ZSE lifts Meikles suspension

HARARE - The Zimbabwe Stock Exchange (ZSE) yesterday lifted Meikles Limited (Meikles)’s suspension from trading on the local bourse after baulking at the conglomerate's High Court challenge.

In its papers, the diversified group had sought to challenge its suspension on account of section four of the Administrative Justice Act (AJA) and that it was not given a chance to explain itself.

“The consequences of the suspension are far-reaching and have a definite negative impact on the value of the Applicant. The confidence of investors and the perception of the Applicant by the public in general will be negatively affected,” Meikles said.

“As a matter of fact, applicant is presently the subject of negative perception by investors and there is panic and great unease among applicant’s creditors, bankers, members and other stakeholders. The harm being suffered by applicant is very real, material and financially devastating,” it said, adding the damage was “of a continuing nature and is manifestly occasioning irreparable prejudice”.

“The suspension threatens the very existence of the Applicant as a publicly traded entity. As we speak… the Applicant’s shares, which is its very lifeblood, is in a free-fall,” the group’s lawyers Mutamangira & Associates said.

Furthermore, the John Moxon-led company argued that it was a major investor in various industries and that many individuals were also dependent on it, thus any drastic and arbitrary actions would impair its illustrious, and globally-renowned reputation built over a century as well as a direct attack on the economy.

While Chirume had suspended Meikles on the grounds that it had inflated its debt with the Reserve Bank of Zimbabwe (RBZ), the group argues that there was no such issue as it had voluntarily lowered its demand with the Bank.

“The first respondent (ZSE) received a communication from the Reserve

Bank… confirming that the amount owed to the applicant… was $76,1 million.
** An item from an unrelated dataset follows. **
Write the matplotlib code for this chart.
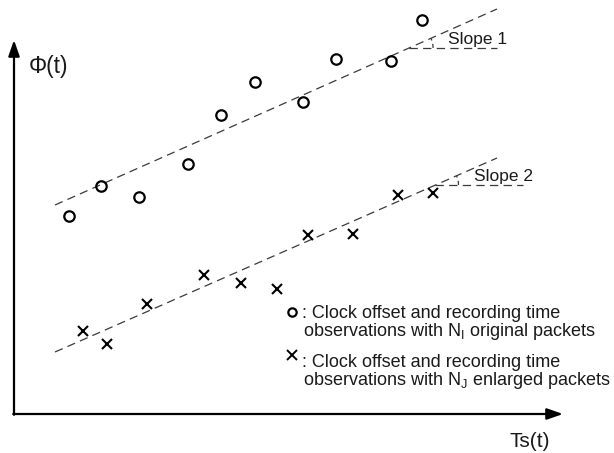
import matplotlib
matplotlib.use("Agg")
import matplotlib.pyplot as plt
from matplotlib.patches import Arc
import numpy as np

plt.rcParams['font.family'] = ['Liberation Sans', 'DejaVu Sans']
plt.rcParams['mathtext.fontset'] = 'custom'
plt.rcParams['mathtext.rm'] = 'Liberation Sans'
plt.rcParams['lines.scale_dashes'] = False

# Data (schematic units: pixel-like coordinates, y up)
circle_x = [69, 101, 139, 188, 221, 255, 303, 336, 391, 422]
circle_y = [237, 267, 256, 289, 338, 371, 351, 394, 392, 433]
cross_x = [83, 107, 147, 204, 241, 277, 308, 353, 398, 433]
cross_y = [122, 109, 149, 178, 170, 164, 218, 219, 258, 260]

trend_x = [55, 497]
trend1_y = [248, 444]
trend2_y = [101, 295]

slope_labels = ["Slope 1", "Slope 2"]
legend_lines = [": Clock offset and recording time",
                r"observations with N$_\mathregular{I}$ original packets",
                ": Clock offset and recording time",
                r"observations with N$_\mathregular{J}$ enlarged packets"]
axis_labels = ["\u03a6(t)", "Ts(t)"]

fig = plt.figure(figsize=(6.14, 4.53), dpi=100)
ax = fig.add_axes([0, 0, 1, 1])
ax.set_xlim(0, 614)
ax.set_ylim(0, 453)
ax.axis('off')

dash = (0, (6, 3.8))
lc = '#3a3a3a'
tc = '#1a1a1a'

# trend lines
for ty in (trend1_y, trend2_y):
    ax.plot(trend_x, ty, color=lc, lw=0.9, linestyle=dash)

# slope annotations
def slope_mark(tx, ty, y0, x_end, r, label, lx, ly):
    m = (ty[1] - ty[0]) / (tx[1] - tx[0])
    x0 = tx[0] + (y0 - ty[0]) / m
    ax.plot([x0, x_end], [y0, y0], color=lc, lw=0.9, linestyle=dash)
    ang = np.degrees(np.arctan(m))
    ax.add_patch(Arc((x0, y0), 2 * r, 2 * r, theta1=0, theta2=ang,
                     color=lc, lw=0.9, linestyle=(0, (3, 2.5))))
    ax.text(lx, ly, label, fontsize=12.5, ha='left', va='baseline', color=tc)

slope_mark(trend_x, trend1_y, 405, 497, 24, slope_labels[0], 448, 409)
slope_mark(trend_x, trend2_y, 268, 523, 23, slope_labels[1], 474, 272)

# points
ax.plot(circle_x, circle_y, 'o', ms=7.5, mfc='none', mec='black', mew=1.6)
ax.plot(cross_x, cross_y, 'x', ms=7.5, mec='black', mew=1.5)

# axes with arrows
ap = dict(arrowstyle='-|>,head_length=0.8,head_width=0.28', mutation_scale=12,
          lw=1.6, color='black', shrinkA=0, shrinkB=0)
ax.annotate("", xy=(14, 413), xytext=(14, 38.2), arrowprops=ap)
ax.annotate("", xy=(563, 39), xytext=(13.2, 39), arrowprops=ap)
ax.text(29, 380, axis_labels[0], fontsize=16.5, ha='left', va='baseline', color=tc)
ax.text(509, 6, axis_labels[1], fontsize=15, ha='left', va='baseline', color=tc)

# legend
ax.plot([291.5], [141], 'o', ms=6, mfc='none', mec='black', mew=1.6)
ax.plot([292], [98], 'x', ms=6.5, mec='black', mew=1.4)
ax.text(302, 135, legend_lines[0], fontsize=13, ha='left', va='baseline', color=tc)
ax.text(303, 117, legend_lines[1], fontsize=13, ha='left', va='baseline', color=tc)
ax.text(302, 86, legend_lines[2], fontsize=13, ha='left', va='baseline', color=tc)
ax.text(303, 68, legend_lines[3], fontsize=13, ha='left', va='baseline', color=tc)

fig.savefig("out.png", dpi=100)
The… respondent avers that there is a material discrepancy between the amount confirmed… and the amount presented as owing by applicant to the public…,” it said,” adding the local bourse believed the “discrepancy was material and price-sensitive” hence its heavy-handed actions.

“…at the time that the financials in question were published, the applicant was still locked in negotiations with the Reserve Bank… and the debt clearly stood in the region of around $90 million. This fact is clearly confirmed by… the Reserve Bank… It is, therefore, unreasonable to aver that the applicant deliberately attempted to mislead investors,” Meikles said.

“The reduction in the amount owed by the RBZ is clearly the result of a compromise in the best interests of the applicant’s business not some sinister scheme,” it said, adding the group’s executives were “best positioned to determine what is in their business’ best interests through stringent and statutory meetings where such decisions are justified”.

“As a matter of financial fact, it was in the best interests… to immediately receive value on a slightly reduced amount as compared to having remained in protracted negotiations without any cash resources being available to further the business… Sight must not be lost of the fact that the dispute… has existed for such a long… time and any further delays would logically further the distance between the applicant, and its money,” the group argued, adding the ZSE’s actions “arbitrarily trampled on the rules of natural justice and brazen violation of its constitutionally entrenched right to administrative justice”.

Meanwhile, Moxon said Meikles had put on hold expansion plans and intentions to list one of its subsidiaries on ZSE, following the suspension.

He added that the group was also contemplating “whether there is any purpose to a listing on the ZSE”.

“The strategy... which was aimed at further expansion in the subsidiaries, the introduction of more investor capital and possibly to even list one subsidiary on the ZSE are on hold for the time being due to present uncertainty,” he said, further stating that there was “now uncertainty as to whether the group’s planned strategy will be feasible, if so, when”.

Moxon said the ZSE action “did not comply with its own rules of engagement”. He argued that the RBZ debt — including accrued interest — was agreed with central bank officials and that they were not engaged or consulted on the issue prior to the suspension.

“In 2013, Meikles, represented by its chairman and… Stanford Moyo, met… (Gideon) Gono, and an official of the bank, Saburi. The purpose of the meeting was to agree on the methodology of calculating the quantum of sums due to Meikles.”

“Agreement was reached. The sum due to Meikles was to be calculated by accruing interest to the capital sum outstanding from time to time at a rate of eight percent per annum compounded back dated to January 1998 when the deposit was made,” he said.

Moxon also said while Meikles had accepted the agreement, it in fact short-changed the diversified group, as the interest accrued was at a lesser rate than the cost of borrowing to the company.

According to results released by Meikles, the group was owed $87,2 million by the RBZ, which has increased to $90,8 million as a result of interest negotiations.

The debt has been increasing since 1998, when it originated. It arose from deposits made to the RBZ following Meikles’ listing on both the local bourse and the London Stock Exchange in 1996 and the raising of funds from a number of substantial investors for the benefit of the company.